Gold-focused funds experienced a turbulent 2013 after Former Fed Chair Ben Bernanke announced the end of asset purchases in May. Gold miners were no exception, and many funds lost 50 percent or more value in the following months.
However, 2014 has been a totally different story and many gold miner exchange-traded funds came out on top though volatility in the space generally remained elevated. While Market Vectors Gold Miners ETF (GDX) and Market Vectors Junior Gold Miners ETF (GDXJ) added 23.43 and 31.95 percent respectively, many gold mining benchmarks are up nearly 20 percent year-to-date despite the recent slump, easily beating the S&P 500.

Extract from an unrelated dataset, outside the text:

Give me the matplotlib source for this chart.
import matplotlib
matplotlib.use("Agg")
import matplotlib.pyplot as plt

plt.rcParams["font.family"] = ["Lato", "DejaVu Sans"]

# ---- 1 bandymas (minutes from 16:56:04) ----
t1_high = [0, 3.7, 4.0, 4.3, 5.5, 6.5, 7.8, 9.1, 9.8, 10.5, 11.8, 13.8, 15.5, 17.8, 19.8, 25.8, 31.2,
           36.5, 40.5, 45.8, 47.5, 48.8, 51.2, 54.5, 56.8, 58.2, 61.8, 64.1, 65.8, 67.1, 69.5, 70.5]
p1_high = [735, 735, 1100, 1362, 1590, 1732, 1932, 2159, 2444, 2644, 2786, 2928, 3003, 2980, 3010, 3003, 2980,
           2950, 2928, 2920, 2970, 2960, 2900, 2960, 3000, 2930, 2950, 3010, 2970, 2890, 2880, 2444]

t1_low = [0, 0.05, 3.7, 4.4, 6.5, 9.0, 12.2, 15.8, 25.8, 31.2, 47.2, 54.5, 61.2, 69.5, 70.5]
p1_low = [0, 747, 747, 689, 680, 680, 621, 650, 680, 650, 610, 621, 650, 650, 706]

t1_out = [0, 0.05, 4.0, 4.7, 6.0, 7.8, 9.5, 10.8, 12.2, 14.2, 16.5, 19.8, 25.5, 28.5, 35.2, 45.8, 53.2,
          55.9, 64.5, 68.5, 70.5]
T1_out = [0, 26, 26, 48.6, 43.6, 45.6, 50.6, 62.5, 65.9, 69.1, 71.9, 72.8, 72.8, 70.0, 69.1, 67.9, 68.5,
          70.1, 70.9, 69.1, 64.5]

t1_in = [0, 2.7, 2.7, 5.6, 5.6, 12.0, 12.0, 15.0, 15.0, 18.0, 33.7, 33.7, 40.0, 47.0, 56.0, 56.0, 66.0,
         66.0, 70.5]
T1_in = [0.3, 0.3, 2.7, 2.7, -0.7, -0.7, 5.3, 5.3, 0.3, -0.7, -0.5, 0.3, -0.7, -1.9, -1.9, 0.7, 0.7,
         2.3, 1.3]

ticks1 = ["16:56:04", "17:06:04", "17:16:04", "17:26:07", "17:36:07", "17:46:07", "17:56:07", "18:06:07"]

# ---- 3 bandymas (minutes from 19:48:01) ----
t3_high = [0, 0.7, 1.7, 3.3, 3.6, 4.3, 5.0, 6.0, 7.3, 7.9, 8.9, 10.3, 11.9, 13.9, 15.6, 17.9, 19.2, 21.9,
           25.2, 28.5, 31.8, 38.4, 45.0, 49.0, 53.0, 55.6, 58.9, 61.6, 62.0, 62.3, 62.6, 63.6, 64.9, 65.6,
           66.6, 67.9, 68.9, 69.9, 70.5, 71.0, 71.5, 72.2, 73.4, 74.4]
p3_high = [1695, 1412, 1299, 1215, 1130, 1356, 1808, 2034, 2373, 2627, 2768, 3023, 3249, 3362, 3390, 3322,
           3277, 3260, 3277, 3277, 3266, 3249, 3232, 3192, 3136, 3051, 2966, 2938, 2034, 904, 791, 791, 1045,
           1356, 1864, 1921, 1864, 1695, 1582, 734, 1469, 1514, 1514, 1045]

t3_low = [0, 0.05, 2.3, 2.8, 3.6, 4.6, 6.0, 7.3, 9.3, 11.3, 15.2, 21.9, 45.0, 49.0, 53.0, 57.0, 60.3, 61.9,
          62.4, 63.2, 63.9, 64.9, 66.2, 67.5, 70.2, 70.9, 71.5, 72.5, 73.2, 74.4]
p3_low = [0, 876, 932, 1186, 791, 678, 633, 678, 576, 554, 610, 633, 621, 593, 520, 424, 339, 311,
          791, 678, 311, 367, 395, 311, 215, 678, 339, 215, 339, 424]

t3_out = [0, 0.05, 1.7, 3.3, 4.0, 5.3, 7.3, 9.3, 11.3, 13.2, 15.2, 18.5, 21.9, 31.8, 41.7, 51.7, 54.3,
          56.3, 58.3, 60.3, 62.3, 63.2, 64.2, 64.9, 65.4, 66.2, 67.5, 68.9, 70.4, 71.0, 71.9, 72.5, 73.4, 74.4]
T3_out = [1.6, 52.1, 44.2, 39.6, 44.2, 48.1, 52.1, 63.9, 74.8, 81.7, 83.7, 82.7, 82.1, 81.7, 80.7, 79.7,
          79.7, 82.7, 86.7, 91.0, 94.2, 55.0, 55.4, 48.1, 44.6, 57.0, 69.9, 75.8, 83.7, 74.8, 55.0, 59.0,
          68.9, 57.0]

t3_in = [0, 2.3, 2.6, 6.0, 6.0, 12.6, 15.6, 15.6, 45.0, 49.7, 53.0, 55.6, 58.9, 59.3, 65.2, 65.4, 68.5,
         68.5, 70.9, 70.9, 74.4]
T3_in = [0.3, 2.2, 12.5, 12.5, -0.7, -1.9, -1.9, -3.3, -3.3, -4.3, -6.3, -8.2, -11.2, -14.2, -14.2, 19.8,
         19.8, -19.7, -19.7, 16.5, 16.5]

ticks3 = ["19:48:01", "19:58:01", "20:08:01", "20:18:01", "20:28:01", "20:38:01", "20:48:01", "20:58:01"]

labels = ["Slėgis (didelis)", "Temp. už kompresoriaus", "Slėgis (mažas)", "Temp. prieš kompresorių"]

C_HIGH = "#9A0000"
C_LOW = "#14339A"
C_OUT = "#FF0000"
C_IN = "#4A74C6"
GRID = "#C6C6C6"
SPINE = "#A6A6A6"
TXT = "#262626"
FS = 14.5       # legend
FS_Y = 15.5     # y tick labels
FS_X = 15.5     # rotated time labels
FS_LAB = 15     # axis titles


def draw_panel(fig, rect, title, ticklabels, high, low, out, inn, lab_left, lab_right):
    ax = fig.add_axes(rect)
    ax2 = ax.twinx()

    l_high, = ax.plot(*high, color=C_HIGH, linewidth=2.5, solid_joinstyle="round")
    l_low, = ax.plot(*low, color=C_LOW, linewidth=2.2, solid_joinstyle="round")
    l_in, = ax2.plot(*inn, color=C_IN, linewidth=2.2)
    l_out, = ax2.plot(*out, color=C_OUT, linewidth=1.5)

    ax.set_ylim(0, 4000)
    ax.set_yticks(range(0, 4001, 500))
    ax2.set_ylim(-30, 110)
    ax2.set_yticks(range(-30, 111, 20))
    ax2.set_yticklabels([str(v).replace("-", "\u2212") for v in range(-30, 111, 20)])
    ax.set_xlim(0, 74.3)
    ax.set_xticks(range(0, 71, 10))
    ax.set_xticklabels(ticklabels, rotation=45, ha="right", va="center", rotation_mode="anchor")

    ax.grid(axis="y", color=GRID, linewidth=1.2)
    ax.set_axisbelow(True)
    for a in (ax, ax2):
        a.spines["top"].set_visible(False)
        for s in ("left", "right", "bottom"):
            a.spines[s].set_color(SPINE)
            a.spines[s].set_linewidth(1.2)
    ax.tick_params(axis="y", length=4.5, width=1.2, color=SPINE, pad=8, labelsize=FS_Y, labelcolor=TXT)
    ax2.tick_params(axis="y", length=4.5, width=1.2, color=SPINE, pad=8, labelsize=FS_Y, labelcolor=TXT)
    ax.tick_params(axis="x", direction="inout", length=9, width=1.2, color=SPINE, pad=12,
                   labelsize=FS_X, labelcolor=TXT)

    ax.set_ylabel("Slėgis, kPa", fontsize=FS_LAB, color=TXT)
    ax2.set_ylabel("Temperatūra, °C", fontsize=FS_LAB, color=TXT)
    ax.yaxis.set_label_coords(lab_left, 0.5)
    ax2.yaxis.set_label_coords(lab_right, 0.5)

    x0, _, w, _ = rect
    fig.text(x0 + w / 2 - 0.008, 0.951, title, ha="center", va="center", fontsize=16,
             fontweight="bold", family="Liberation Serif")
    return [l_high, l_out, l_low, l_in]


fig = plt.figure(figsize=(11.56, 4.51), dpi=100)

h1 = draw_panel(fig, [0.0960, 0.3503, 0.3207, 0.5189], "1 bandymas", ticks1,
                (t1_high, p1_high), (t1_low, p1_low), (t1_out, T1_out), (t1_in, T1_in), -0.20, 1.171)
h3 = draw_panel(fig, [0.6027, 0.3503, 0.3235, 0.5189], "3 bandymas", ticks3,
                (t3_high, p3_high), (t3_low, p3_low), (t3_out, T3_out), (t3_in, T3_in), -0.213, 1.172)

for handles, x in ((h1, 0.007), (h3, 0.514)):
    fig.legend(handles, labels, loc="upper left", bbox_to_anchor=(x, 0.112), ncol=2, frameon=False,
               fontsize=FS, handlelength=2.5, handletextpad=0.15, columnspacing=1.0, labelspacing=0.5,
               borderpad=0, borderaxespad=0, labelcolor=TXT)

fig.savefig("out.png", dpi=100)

Against such favorable setting, Sprott Asset Management, a Toronto-based precious metals specialist, unveiled the Sprott Gold Miners ETF (SGDM) recently. Listed on the NYSE, the new fund will track the Sprott Zacks Gold Miners Index, a rules-based index that is rebalanced quarterly.

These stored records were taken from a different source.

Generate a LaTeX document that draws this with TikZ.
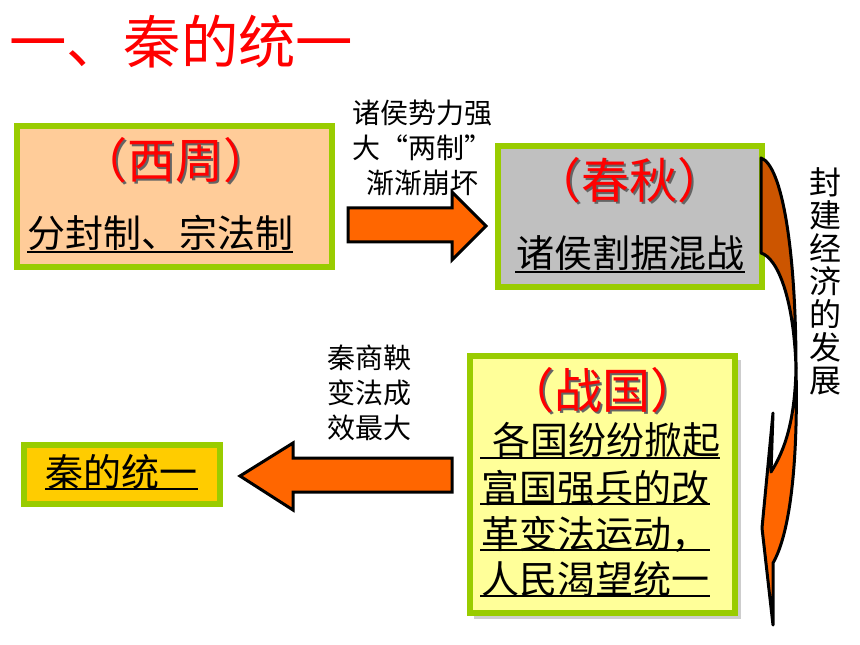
\documentclass[tikz,border=0pt]{standalone}
\usepackage{fontspec}
\newfontfamily\cjk{Noto Sans CJK SC}
\definecolor{boxgreen}{RGB}{153,204,0}
\definecolor{peach}{RGB}{255,204,153}
\definecolor{boxgray}{RGB}{192,192,192}
\definecolor{lightyellow}{RGB}{255,255,153}
\definecolor{gold}{RGB}{255,204,0}
\definecolor{arroworange}{RGB}{255,102,0}
\definecolor{darkorange}{RGB}{204,85,0}
\definecolor{titlered}{RGB}{255,0,0}
\definecolor{shadowgray}{RGB}{100,100,100}
\tikzset{
  box/.style={draw=boxgreen, line width=4.5pt, inner sep=0pt},
  blockarrow/.style={draw=black, line width=2.25pt, fill=arroworange, line join=miter},
  head/.style={text=titlered, font=\cjk\fontsize{36pt}{40pt}\selectfont, inner sep=0pt},
  headshadow/.style={text=shadowgray, font=\cjk\fontsize{36pt}{40pt}\selectfont, inner sep=0pt},
  body/.style={text=black, font=\cjk\fontsize{28.5pt}{34pt}\selectfont, inner sep=0pt},
  label/.style={text=black, font=\cjk\fontsize{21pt}{26pt}\selectfont, align=center, inner sep=0pt},
  ul/.style={draw=black, line width=1.5pt}
}
\begin{document}
\begin{tikzpicture}[x=0.75pt,y=-0.75pt]
\useasboundingbox (0,0) rectangle (860,645);
\fill[white] (0,0) rectangle (860,645);

% title
\node[anchor=west, text=titlered, font=\cjk\fontsize{43pt}{50pt}\selectfont, inner sep=0pt] (title) at (9,42) {一、秦的统一};

% box 1
\node[box, fill=peach, minimum width=236.25pt, minimum height=105.75pt] (xizhou) at (174.5,196.5) {};
\node[headshadow] at (177,162) {（西周）};
\node[head] (xizhouh) at (175,160) {（西周）};
\node[body] (xizhout) at (160,233) {分封制、宗法制};
\draw[ul] (27,252) -- (293,252);

% box 2
\node[box, fill=boxgray, minimum width=198pt, minimum height=105.75pt] (chunqiu) at (630,216.5) {};
\node[headshadow] at (631,182) {（春秋）};
\node[head] (chunqiuh) at (629,180) {（春秋）};
\node[body] (chunqiut) at (630,253) {诸侯割据混战};
\draw[ul] (515,272) -- (745,272);

% box 3 (with shadow)
\fill[boxgray!80] (474,360) rectangle (741,619);
\node[box, line width=4pt, fill=lightyellow, minimum width=198.75pt, minimum height=192.75pt] (zhanguo) at (602.5,484.5) {};
\node[headshadow] at (604,392) {（战国）};
\node[head] (zhanguoh) at (602,390) {（战国）};
\node[body, anchor=west] (z1) at (492,440) {各国纷纷掀起};
\node[body, anchor=west] (z2) at (481,488) {富国强兵的改};
\node[body, anchor=west] (z3) at (481,534) {革变法运动，};
\node[body, anchor=west] (z4) at (481,579) {人民渴望统一};
\draw[ul] (480,458) -- (720,458);
\draw[ul] (480,504) -- (710,504);
\draw[ul] (480,550) -- (710,550);
\draw[ul] (480,596) -- (710,596);

% box 4
\node[box, fill=gold, minimum width=147pt, minimum height=44.25pt] (qin) at (122,474.5) {};
\node[body] (qint) at (121,472) {秦的统一};
\draw[ul] (45,489) -- (198,489);

% right arrow
\draw[blockarrow] (348,208) -- (452,208) -- (452,192) -- (486,226) -- (452,260) -- (452,242) -- (348,242) -- cycle;
\node[label] (lab1) at (422,148) {诸侯势力强\\大“两制”\\渐渐崩坏};

% left arrow
\draw[blockarrow] (452,458) -- (293,458) -- (293,443) -- (240,476) -- (293,510) -- (293,492) -- (452,492) -- cycle;
\node[label] (lab2) at (369,393) {秦商鞅\\变法成\\效最大};

% curved arrow
\draw[line width=2.25pt, fill=darkorange, line join=round]
  (761,158) .. controls (782,165) and (796,250) .. (796,368)
  .. controls (794,300) and (778,258) .. (761,253) -- cycle;
\draw[line width=2.25pt, fill=arroworange, line join=round]
  (773,413) -- (771,472) .. controls (785,450) and (795,420) .. (796,368)
  .. controls (798,450) and (792,530) .. (773,563) -- (773,625) -- (762,528) -- cycle;
\node[text=black, font=\cjk\fontsize{24pt}{24.75pt}\selectfont, align=center, inner sep=0pt] (econ) at (825,281) {封\\建\\经\\济\\的\\发\\展};
\end{tikzpicture}
\end{document}
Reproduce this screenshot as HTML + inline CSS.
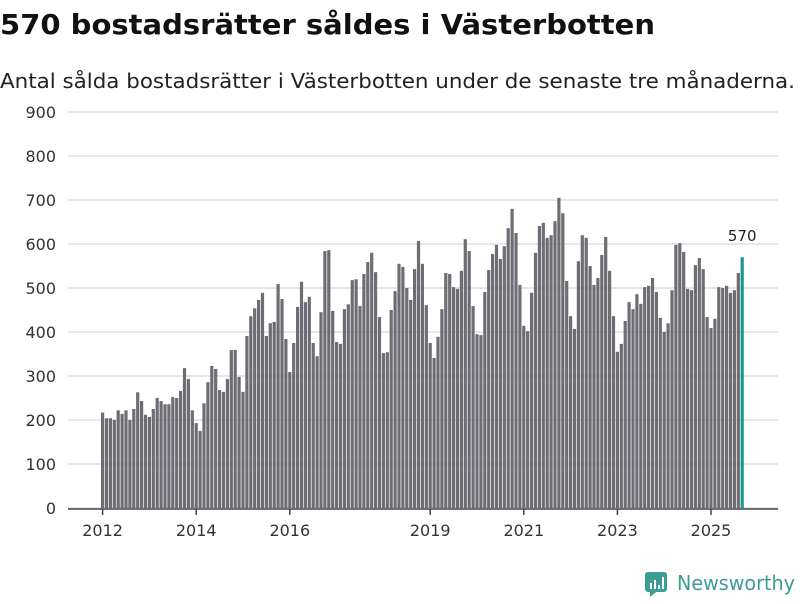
<!DOCTYPE html>
<html><head><meta charset="utf-8"><style>
body{margin:0;width:800px;height:600px;background:#fff;font-family:"DejaVu Sans","Liberation Sans",sans-serif;overflow:hidden}
</style></head><body>
<svg width="800" height="600" xmlns="http://www.w3.org/2000/svg" font-family="DejaVu Sans, Liberation Sans, sans-serif">
<text x="0" y="34" font-size="28" font-weight="bold" fill="#111" textLength="655" lengthAdjust="spacingAndGlyphs">570 bostadsrätter såldes i Västerbotten</text>
<text x="0" y="88" font-size="20" fill="#222" textLength="795" lengthAdjust="spacingAndGlyphs">Antal sålda bostadsrätter i Västerbotten under de senaste tre månaderna.</text>
<g id="grid"></g><g id="bars"></g><g id="xaxis"></g>
<g>
<rect x="645" y="572" width="22" height="20" rx="3" fill="#3d9c94"/>
<polygon points="650,592 656,592 650,597" fill="#3d9c94"/>
<rect x="650" y="583" width="2" height="6" fill="#fff"/><rect x="654" y="580" width="2" height="9" fill="#fff"/><rect x="658" y="585" width="2" height="4" fill="#fff"/><rect x="662" y="577" width="2" height="12" fill="#fff"/>
<text x="677" y="590" font-size="20" fill="#3d9c94" textLength="118" lengthAdjust="spacingAndGlyphs">Newsworthy</text>
</g>
</svg>
<script>
const startYear = 2012;
const values = [217,204,204,200,222,214,222,200,225,263,243,212,
207,225,250,243,236,236,252,250,266,318,293,222,
193,175,238,286,323,316,268,264,293,359,359,298,
264,391,436,454,473,489,391,420,423,509,475,384,
309,375,457,514,468,480,375,345,445,584,586,448,
377,373,452,463,518,520,459,532,559,580,536,434,
352,354,450,493,555,548,500,473,543,607,555,461,
375,341,389,452,534,532,502,498,539,611,584,459,
395,393,491,541,577,598,566,595,636,680,625,507,
414,402,489,580,641,648,614,620,652,705,670,516,
436,407,561,620,614,550,507,523,575,616,539,436,
355,373,425,468,452,486,464,502,505,523,491,432,
400,420,495,598,602,582,498,495,552,568,543,434,
409,430,502,500,505,489,495,534,570];
const yTicks = [0,100,200,300,400,500,600,700,800,900];
const xTickYears = [2012,2014,2016,2019,2021,2023,2025];
const NS="http://www.w3.org/2000/svg";
const y = v => 508 - v*0.44;
const x = i => 101 + i*3.9;
const xYear = yr => x((yr-startYear)*12) + 1.6;
const grid=document.getElementById('grid');
yTicks.forEach(t=>{
  const l=document.createElementNS(NS,'line');
  l.setAttribute('x1',68);l.setAttribute('x2',778);l.setAttribute('y1',y(t));l.setAttribute('y2',y(t));
  l.setAttribute('stroke','#ddd');l.setAttribute('stroke-width',1.5);
  
  
  grid.appendChild(l);
  const tx=document.createElementNS(NS,'text');
  tx.setAttribute('x',56);tx.setAttribute('y',y(t)+6);tx.setAttribute('text-anchor','end');
  tx.setAttribute('font-size',16);tx.setAttribute('fill','#333');tx.textContent=t;
  
  
  grid.appendChild(tx);
});
const bars=document.getElementById('bars');
values.forEach((v,i)=>{
  const r=document.createElementNS(NS,'rect');
  r.setAttribute('x',x(i));r.setAttribute('width',3.2);
  r.setAttribute('y',y(v));r.setAttribute('height',508-y(v));
  const last=i===values.length-1;
  r.setAttribute('fill',last?'#1a9a8e':'#6e6d74');
  
  
  bars.appendChild(r);
  if(last){
    const t=document.createElementNS(NS,'text');
    t.setAttribute('x',x(i)+1.6);t.setAttribute('y',y(v)-16);t.setAttribute('text-anchor','middle');
    t.setAttribute('font-size',15);t.setAttribute('fill','#222');t.textContent=v;
    
    
    bars.appendChild(t);
  }
});
const xa=document.getElementById('xaxis');
const ax=document.createElementNS(NS,'line');
ax.setAttribute('x1',68);ax.setAttribute('x2',778);ax.setAttribute('y1',509);ax.setAttribute('y2',509);
ax.setAttribute('stroke','#444');ax.setAttribute('stroke-width',1.5);


xa.appendChild(ax);
xTickYears.forEach(yr=>{
  const px=xYear(yr);
  const tk=document.createElementNS(NS,'line');
  tk.setAttribute('x1',px);tk.setAttribute('x2',px);tk.setAttribute('y1',509);tk.setAttribute('y2',515);
  tk.setAttribute('stroke','#444');tk.setAttribute('stroke-width',1.5);
  
  
  xa.appendChild(tk);
  const t=document.createElementNS(NS,'text');
  t.setAttribute('x',px);t.setAttribute('y',536);t.setAttribute('text-anchor','middle');
  t.setAttribute('font-size',16);t.setAttribute('fill','#333');t.textContent=yr;
  
  
  xa.appendChild(t);
});
</script>
</body></html>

Additionally, SGDM seeks to employ the ‘smart beta’ strategy in the gold-mining space with an aim to generate some outperformance through a passive, market-cap weighted representation of gold miners.

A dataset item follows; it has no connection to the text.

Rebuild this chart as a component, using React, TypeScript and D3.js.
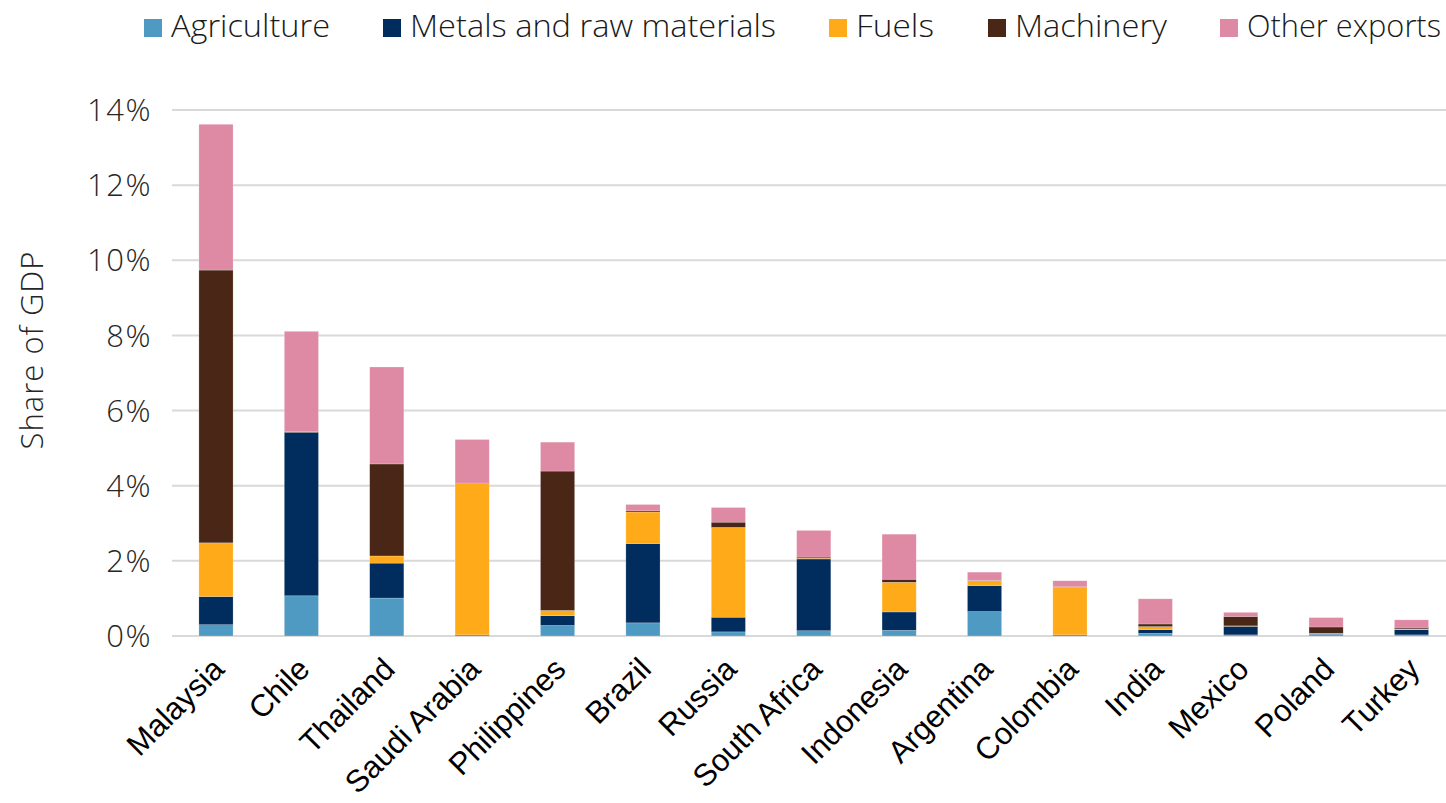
import React from "react";
import * as d3 from "d3";

const categories = ["Malaysia", "Chile", "Thailand", "Saudi Arabia", "Philippines", "Brazil", "Russia", "South Africa", "Indonesia", "Argentina", "Colombia", "India", "Mexico", "Poland", "Turkey"];
const seriesNames = ["Agriculture", "Metals and raw materials", "Fuels", "Machinery", "Other exports"];
const agriculture = [0.30, 1.07, 1.01, 0.01, 0.28, 0.35, 0.11, 0.14, 0.15, 0.65, 0.01, 0.07, 0.03, 0.05, 0.03];
const metals = [0.75, 4.35, 0.93, 0.02, 0.26, 2.11, 0.39, 1.91, 0.49, 0.69, 0.02, 0.10, 0.23, 0.01, 0.14];
const fuels = [1.43, 0.00, 0.19, 4.03, 0.14, 0.84, 2.39, 0.02, 0.79, 0.13, 1.27, 0.08, 0.01, 0.01, 0.02];
const machinery = [7.26, 0.02, 2.45, 0.01, 3.71, 0.03, 0.14, 0.03, 0.08, 0.01, 0.01, 0.07, 0.25, 0.17, 0.04];
const otherExports = [3.88, 2.67, 2.58, 1.16, 0.77, 0.17, 0.39, 0.71, 1.20, 0.22, 0.16, 0.67, 0.11, 0.25, 0.20];
const yTicks = [0, 2, 4, 6, 8, 10, 12, 14];
const colors = ["#4F9AC2", "#002D5E", "#FFAB19", "#4A2616", "#DE8AA4"];

const W = 1446;
const H = 803;

export default function App() {
  const seriesValues = [agriculture, metals, fuels, machinery, otherExports];
  const rows = categories.map((c, i) => {
    const r: any = { cat: c };
    seriesNames.forEach((s, k) => (r[s] = seriesValues[k][i]));
    return r;
  });
  const stack = d3.stack<any>().keys(seriesNames)(rows);

  const x = d3.scaleBand<string>().domain(categories).range([173.3, 1454.2]).paddingInner(0.6).paddingOuter(0.3);
  const y = d3.scaleLinear().domain([0, 14]).range([636, 110]);

  const legendX = [144, 383, 829, 988, 1220];
  const legendW = [159, 366, 78, 152, 194];
  const lightFont = "'Open Sans', Roboto, 'DejaVu Sans', sans-serif";

  return (
    <svg width={W} height={H} style={{ position: "absolute", left: 0, top: 0, background: "#fff" }}>
      <g>
        {yTicks.map((t) => (
          <line key={t} x1={172} x2={W} y1={y(t)} y2={y(t)} stroke="#D9D9D9" strokeWidth={2} />
        ))}
        {yTicks.map((t) => (
          <text key={"l" + t} x={152} y={y(t)} dy="0.36em" textAnchor="end" fontFamily={lightFont} fontWeight={300} fontSize={31} letterSpacing={1.5} fill="#262626">
            {t + "%"}
          </text>
        ))}
        <text transform={`translate(43,350) rotate(-90)`} textAnchor="middle" fontFamily={lightFont} fontWeight={300} fontSize={31} letterSpacing={1} fill="#262626">
          Share of GDP
        </text>
      </g>
      <g>
        {stack.map((layer, k) => (
          <g key={layer.key} fill={colors[k]}>
            {layer.map((d, i) => (
              <rect
                key={i}
                x={x(categories[i])}
                width={x.bandwidth()}
                y={y(d[1])}
                height={Math.max(0, y(d[0]) - y(d[1]))}
                stroke="#ffffff"
                strokeOpacity={0.35}
                strokeWidth={0.6}
              />
            ))}
          </g>
        ))}
      </g>
      <g>
        {categories.map((c) => (
          <text
            key={c}
            transform={`translate(${(x(c) as number) + x.bandwidth() / 2 + 10},671) rotate(-45)`}
            textAnchor="end"
            fontFamily="'Liberation Sans', Arial, sans-serif"
            fontSize={31}
            fill="#000"
          >
            {c}
          </text>
        ))}
      </g>
      <g>
        {seriesNames.map((s, k) => (
          <g key={s}>
            <rect x={legendX[k]} y={19} width={18} height={18} fill={colors[k]} />
            <text
              x={legendX[k] + 27}
              y={37}
              fontFamily={lightFont}
              fontWeight={300}
              fontSize={31}
              fill="#1a1a1a"
              textLength={legendW[k]}
              lengthAdjust="spacingAndGlyphs"
            >
              {s}
            </text>
          </g>
        ))}
      </g>
    </svg>
  );
}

The index uses a factor-based and transparent methodology designed to identify 25 US-listed large- to mid-capitalization, gold and, to a lesser extent, silver miners, with the highest historical beta to the spot price of gold.
Each stock’s weighting in the index is decided by quarterly revenue growth, measured on a year-over-year basis, and the strength of balance-sheets as measured by long-term debt to equity ratio. Nearly 90 percent of SGDM’s of allocations go to gold miners while silver miners get the remaining 10 percent. The top three holdings, i.e. Franco-Nevada, Randgold Resources and Goldcorp Inc alone corner more than 45 percent of total assets, making SGDM a top-heavy fund.
The new funds timing seems decent despite the presence of about 10 funds in that space. Sprott’s own research shows gold miners are trading at multi-year lows based on a number of valuation metrics and the stocks have lagged spot gold prices since April 2011.
After a recent spate of cost-cutting measures across the industry and given their low valuations, many investors believe miners have more headroom to move.
SGDM has an annual expense ratio of 57 basis points.